Mit dem Tag ihres Einzugs in eine neue Kleinstadt versucht die Familie Feral so gewöhnlich wie möglich auszusehen. Doch der älteste Sohn Philémon, der immer im Schatten bleibt und den niemand essen sieht, kann seine wahre Natur immer schwerer zurückhalten.
Kritik
Von den vier Vampiren verschiedenster Filmform, die dieses Jahr in Venedig umgehen, ist Céline Rouzets nostalgischer Nachtwandler der wohl traurigste. Der angeborene Blutdurst des 16-jährigen Protagonisten (talentiert: Mathias Legout Hammond) erscheint in der düsteren Melange aus Coming-of-Age-Story, Horrorfilm und psychologischer Parabel als monströse Malaise, die Philémon sozial isoliert, ein normales Leben verwehrt und seiner Familie alles abverlangt. Nach dem Umzug in eine neue Umgebung weckt der Kontakt mit Gleichaltrigen in dem verschlossenen Jugendlichen unstillbaren Durst.

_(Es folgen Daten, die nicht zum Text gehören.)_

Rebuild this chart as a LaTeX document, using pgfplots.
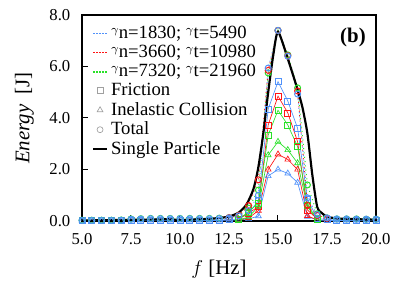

Die metaphorische Ebene der atmosphärischen Inszenierung, deren grobkörnige Kamera, Handlungsära und gespenstischer Soundtrack die Jugenddramen und Horrorklassiker der späten 80er heraufbeschwören, rührt indes an tiefergehende, vielschichtigere Aspekte als das bekannte Gleichnis der Pubertät als gruseliger Verwandlung. Wenn Philémon sich von Transfusionen seitens seiner liebevollen Mutter (Élodie Bouchez, All eure Gesichter) stärkt, blutet er seine Eltern buchstäblich aus. Seine depressive Stimmung und Autoaggression entspringt Schuldgefühlen, dass er ihnen und seiner kleinen Schwester Lucy (Laly Mercier) ein normales Leben verunmöglicht.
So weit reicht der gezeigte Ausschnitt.